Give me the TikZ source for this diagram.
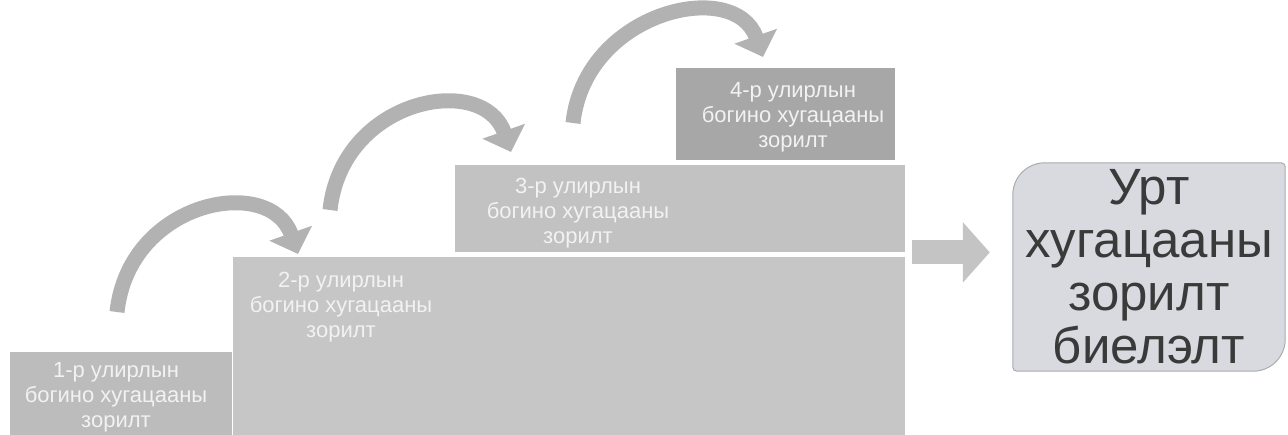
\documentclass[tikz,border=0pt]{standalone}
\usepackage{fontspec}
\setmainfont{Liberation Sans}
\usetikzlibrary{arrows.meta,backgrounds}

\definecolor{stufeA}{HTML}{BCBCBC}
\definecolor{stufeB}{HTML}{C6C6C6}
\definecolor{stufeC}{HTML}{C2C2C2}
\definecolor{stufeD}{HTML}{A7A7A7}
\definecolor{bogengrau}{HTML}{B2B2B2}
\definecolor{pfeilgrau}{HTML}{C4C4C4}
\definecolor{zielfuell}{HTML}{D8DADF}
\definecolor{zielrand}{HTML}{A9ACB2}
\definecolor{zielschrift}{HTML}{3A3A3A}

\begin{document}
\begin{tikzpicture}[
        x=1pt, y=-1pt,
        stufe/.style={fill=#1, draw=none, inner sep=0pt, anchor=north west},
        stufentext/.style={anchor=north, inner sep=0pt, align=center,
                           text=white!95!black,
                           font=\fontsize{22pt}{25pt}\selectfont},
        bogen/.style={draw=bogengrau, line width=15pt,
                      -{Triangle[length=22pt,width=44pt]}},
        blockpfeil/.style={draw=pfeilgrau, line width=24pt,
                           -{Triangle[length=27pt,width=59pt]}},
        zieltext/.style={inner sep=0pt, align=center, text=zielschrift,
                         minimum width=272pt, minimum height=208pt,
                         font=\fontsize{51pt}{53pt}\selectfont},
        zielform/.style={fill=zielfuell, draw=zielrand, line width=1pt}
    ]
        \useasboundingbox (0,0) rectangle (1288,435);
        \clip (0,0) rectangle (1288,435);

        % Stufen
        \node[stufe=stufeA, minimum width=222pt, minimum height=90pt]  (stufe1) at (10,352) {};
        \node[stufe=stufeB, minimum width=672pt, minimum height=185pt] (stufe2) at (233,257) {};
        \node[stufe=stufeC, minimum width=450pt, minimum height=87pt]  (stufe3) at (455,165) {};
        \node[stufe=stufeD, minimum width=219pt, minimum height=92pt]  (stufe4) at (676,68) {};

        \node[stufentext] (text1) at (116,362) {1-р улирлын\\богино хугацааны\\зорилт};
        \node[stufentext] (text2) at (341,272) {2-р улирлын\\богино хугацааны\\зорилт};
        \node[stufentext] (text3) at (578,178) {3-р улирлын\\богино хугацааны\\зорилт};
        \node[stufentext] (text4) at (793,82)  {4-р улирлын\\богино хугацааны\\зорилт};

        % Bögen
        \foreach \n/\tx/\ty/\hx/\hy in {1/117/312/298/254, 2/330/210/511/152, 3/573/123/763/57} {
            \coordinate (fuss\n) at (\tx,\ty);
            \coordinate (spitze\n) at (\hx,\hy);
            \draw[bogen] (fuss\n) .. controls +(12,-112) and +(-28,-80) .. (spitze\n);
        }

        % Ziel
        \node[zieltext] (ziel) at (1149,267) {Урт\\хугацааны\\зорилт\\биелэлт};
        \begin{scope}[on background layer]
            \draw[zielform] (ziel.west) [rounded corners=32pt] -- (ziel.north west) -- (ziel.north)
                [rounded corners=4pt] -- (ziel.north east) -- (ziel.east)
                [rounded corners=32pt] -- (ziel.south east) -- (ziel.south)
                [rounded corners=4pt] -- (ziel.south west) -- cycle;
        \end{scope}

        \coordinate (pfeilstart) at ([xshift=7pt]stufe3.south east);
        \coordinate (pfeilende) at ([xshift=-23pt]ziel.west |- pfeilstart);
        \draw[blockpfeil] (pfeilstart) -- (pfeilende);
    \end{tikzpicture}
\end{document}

EXERCISE TASK -> Reproduce the material above in full, exactly, with no images.

THE SOLUTION ->
Give me the TikZ source for this diagram.
\documentclass[tikz,border=0pt]{standalone}
\usepackage{fontspec}
\setmainfont{Liberation Sans}
\usetikzlibrary{arrows.meta,backgrounds}

\definecolor{stufeA}{HTML}{BCBCBC}
\definecolor{stufeB}{HTML}{C6C6C6}
\definecolor{stufeC}{HTML}{C2C2C2}
\definecolor{stufeD}{HTML}{A7A7A7}
\definecolor{bogengrau}{HTML}{B2B2B2}
\definecolor{pfeilgrau}{HTML}{C4C4C4}
\definecolor{zielfuell}{HTML}{D8DADF}
\definecolor{zielrand}{HTML}{A9ACB2}
\definecolor{zielschrift}{HTML}{3A3A3A}

\begin{document}
\begin{tikzpicture}[
        x=1pt, y=-1pt,
        stufe/.style={fill=#1, draw=none, inner sep=0pt, anchor=north west},
        stufentext/.style={anchor=north, inner sep=0pt, align=center,
                           text=white!95!black,
                           font=\fontsize{22pt}{25pt}\selectfont},
        bogen/.style={draw=bogengrau, line width=15pt,
                      -{Triangle[length=22pt,width=44pt]}},
        blockpfeil/.style={draw=pfeilgrau, line width=24pt,
                           -{Triangle[length=27pt,width=59pt]}},
        zieltext/.style={inner sep=0pt, align=center, text=zielschrift,
                         minimum width=272pt, minimum height=208pt,
                         font=\fontsize{51pt}{53pt}\selectfont},
        zielform/.style={fill=zielfuell, draw=zielrand, line width=1pt}
    ]
        \useasboundingbox (0,0) rectangle (1288,435);
        \clip (0,0) rectangle (1288,435);

        % Stufen
        \node[stufe=stufeA, minimum width=222pt, minimum height=90pt]  (stufe1) at (10,352) {};
        \node[stufe=stufeB, minimum width=672pt, minimum height=185pt] (stufe2) at (233,257) {};
        \node[stufe=stufeC, minimum width=450pt, minimum height=87pt]  (stufe3) at (455,165) {};
        \node[stufe=stufeD, minimum width=219pt, minimum height=92pt]  (stufe4) at (676,68) {};

        \node[stufentext] (text1) at (116,362) {1-р улирлын\\богино хугацааны\\зорилт};
        \node[stufentext] (text2) at (341,272) {2-р улирлын\\богино хугацааны\\зорилт};
        \node[stufentext] (text3) at (578,178) {3-р улирлын\\богино хугацааны\\зорилт};
        \node[stufentext] (text4) at (793,82)  {4-р улирлын\\богино хугацааны\\зорилт};

        % Bögen
        \foreach \n/\tx/\ty/\hx/\hy in {1/117/312/298/254, 2/330/210/511/152, 3/573/123/763/57} {
            \coordinate (fuss\n) at (\tx,\ty);
            \coordinate (spitze\n) at (\hx,\hy);
            \draw[bogen] (fuss\n) .. controls +(12,-112) and +(-28,-80) .. (spitze\n);
        }

        % Ziel
        \node[zieltext] (ziel) at (1149,267) {Урт\\хугацааны\\зорилт\\биелэлт};
        \begin{scope}[on background layer]
            \draw[zielform] (ziel.west) [rounded corners=32pt] -- (ziel.north west) -- (ziel.north)
                [rounded corners=4pt] -- (ziel.north east) -- (ziel.east)
                [rounded corners=32pt] -- (ziel.south east) -- (ziel.south)
                [rounded corners=4pt] -- (ziel.south west) -- cycle;
        \end{scope}

        \coordinate (pfeilstart) at ([xshift=7pt]stufe3.south east);
        \coordinate (pfeilende) at ([xshift=-23pt]ziel.west |- pfeilstart);
        \draw[blockpfeil] (pfeilstart) -- (pfeilende);
    \end{tikzpicture}
\end{document}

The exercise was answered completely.